__Records with drawing code__:
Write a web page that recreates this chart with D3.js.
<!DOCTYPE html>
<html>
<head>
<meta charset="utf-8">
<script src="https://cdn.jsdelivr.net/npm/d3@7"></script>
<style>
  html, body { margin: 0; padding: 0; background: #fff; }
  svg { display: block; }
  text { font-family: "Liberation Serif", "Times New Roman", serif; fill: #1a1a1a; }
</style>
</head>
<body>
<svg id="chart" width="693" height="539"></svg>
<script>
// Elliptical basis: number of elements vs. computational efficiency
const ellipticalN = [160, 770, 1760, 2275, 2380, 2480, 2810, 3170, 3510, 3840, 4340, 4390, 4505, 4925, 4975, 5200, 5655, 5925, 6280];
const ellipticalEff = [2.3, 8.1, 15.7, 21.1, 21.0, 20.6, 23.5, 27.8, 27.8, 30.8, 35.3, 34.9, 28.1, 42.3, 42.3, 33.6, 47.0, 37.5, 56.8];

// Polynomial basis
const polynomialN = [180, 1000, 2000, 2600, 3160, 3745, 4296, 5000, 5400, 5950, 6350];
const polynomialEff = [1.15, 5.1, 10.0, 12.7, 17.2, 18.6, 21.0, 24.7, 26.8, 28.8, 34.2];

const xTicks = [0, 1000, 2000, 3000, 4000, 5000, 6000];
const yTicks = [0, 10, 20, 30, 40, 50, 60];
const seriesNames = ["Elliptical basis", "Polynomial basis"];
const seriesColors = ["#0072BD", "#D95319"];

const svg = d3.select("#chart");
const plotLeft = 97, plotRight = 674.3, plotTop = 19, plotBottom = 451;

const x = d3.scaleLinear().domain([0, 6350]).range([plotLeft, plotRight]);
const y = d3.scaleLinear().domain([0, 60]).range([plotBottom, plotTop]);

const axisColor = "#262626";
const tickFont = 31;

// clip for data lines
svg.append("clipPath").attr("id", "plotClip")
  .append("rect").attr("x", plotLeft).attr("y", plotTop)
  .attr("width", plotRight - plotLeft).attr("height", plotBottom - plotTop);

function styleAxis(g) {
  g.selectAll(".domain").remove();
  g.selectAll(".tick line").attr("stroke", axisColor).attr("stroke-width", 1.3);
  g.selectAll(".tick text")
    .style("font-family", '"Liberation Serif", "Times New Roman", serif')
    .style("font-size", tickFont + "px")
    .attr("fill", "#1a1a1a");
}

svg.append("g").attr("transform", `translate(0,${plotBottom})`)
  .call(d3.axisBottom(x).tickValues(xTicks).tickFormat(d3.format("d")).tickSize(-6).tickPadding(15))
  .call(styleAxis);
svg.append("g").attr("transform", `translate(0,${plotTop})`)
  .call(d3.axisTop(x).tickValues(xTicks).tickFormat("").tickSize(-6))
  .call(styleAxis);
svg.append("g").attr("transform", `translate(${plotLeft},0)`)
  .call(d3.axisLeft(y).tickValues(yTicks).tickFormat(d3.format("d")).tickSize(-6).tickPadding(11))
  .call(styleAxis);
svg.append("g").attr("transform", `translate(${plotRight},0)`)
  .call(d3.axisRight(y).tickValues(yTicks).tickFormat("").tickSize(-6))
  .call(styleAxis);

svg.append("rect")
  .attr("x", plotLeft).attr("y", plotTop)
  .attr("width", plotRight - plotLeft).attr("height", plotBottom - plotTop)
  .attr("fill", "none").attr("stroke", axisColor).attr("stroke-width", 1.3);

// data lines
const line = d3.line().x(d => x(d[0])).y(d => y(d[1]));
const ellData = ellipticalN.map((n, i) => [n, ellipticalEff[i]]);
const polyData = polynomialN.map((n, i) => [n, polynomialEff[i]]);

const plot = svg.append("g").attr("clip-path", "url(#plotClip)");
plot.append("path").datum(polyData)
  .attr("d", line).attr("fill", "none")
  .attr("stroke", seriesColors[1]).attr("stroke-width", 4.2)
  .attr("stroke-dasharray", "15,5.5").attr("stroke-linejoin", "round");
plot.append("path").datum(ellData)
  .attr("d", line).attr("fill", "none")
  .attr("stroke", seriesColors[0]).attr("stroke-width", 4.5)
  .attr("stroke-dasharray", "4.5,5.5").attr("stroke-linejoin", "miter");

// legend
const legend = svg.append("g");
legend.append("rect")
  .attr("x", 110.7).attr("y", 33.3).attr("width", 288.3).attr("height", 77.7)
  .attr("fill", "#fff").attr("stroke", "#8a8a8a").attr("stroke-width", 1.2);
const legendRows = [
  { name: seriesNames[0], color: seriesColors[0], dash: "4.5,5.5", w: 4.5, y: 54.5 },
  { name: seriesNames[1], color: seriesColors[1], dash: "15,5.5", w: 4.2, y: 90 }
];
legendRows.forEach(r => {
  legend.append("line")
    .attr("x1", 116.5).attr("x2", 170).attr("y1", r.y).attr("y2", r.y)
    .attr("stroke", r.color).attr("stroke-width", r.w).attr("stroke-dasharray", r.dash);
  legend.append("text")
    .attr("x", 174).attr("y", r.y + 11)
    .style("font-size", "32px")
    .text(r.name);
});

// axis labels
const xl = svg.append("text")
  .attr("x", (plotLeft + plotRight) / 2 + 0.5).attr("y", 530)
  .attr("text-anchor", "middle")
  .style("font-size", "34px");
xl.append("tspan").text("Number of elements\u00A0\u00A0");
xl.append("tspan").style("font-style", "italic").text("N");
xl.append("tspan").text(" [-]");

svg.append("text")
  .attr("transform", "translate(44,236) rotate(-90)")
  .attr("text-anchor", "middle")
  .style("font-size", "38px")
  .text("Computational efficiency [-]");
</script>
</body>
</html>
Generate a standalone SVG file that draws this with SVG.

__What to produce__: Return nothing but the lines from the first line of the listing through the line with "26.8, 28.8, 34.2];", please, keeping every one of them unchanged.

__Solution to the exercise__:
Write a web page that recreates this chart with D3.js.
<!DOCTYPE html>
<html>
<head>
<meta charset="utf-8">
<script src="https://cdn.jsdelivr.net/npm/d3@7"></script>
<style>
  html, body { margin: 0; padding: 0; background: #fff; }
  svg { display: block; }
  text { font-family: "Liberation Serif", "Times New Roman", serif; fill: #1a1a1a; }
</style>
</head>
<body>
<svg id="chart" width="693" height="539"></svg>
<script>
// Elliptical basis: number of elements vs. computational efficiency
const ellipticalN = [160, 770, 1760, 2275, 2380, 2480, 2810, 3170, 3510, 3840, 4340, 4390, 4505, 4925, 4975, 5200, 5655, 5925, 6280];
const ellipticalEff = [2.3, 8.1, 15.7, 21.1, 21.0, 20.6, 23.5, 27.8, 27.8, 30.8, 35.3, 34.9, 28.1, 42.3, 42.3, 33.6, 47.0, 37.5, 56.8];

// Polynomial basis
const polynomialN = [180, 1000, 2000, 2600, 3160, 3745, 4296, 5000, 5400, 5950, 6350];
const polynomialEff = [1.15, 5.1, 10.0, 12.7, 17.2, 18.6, 21.0, 24.7, 26.8, 28.8, 34.2];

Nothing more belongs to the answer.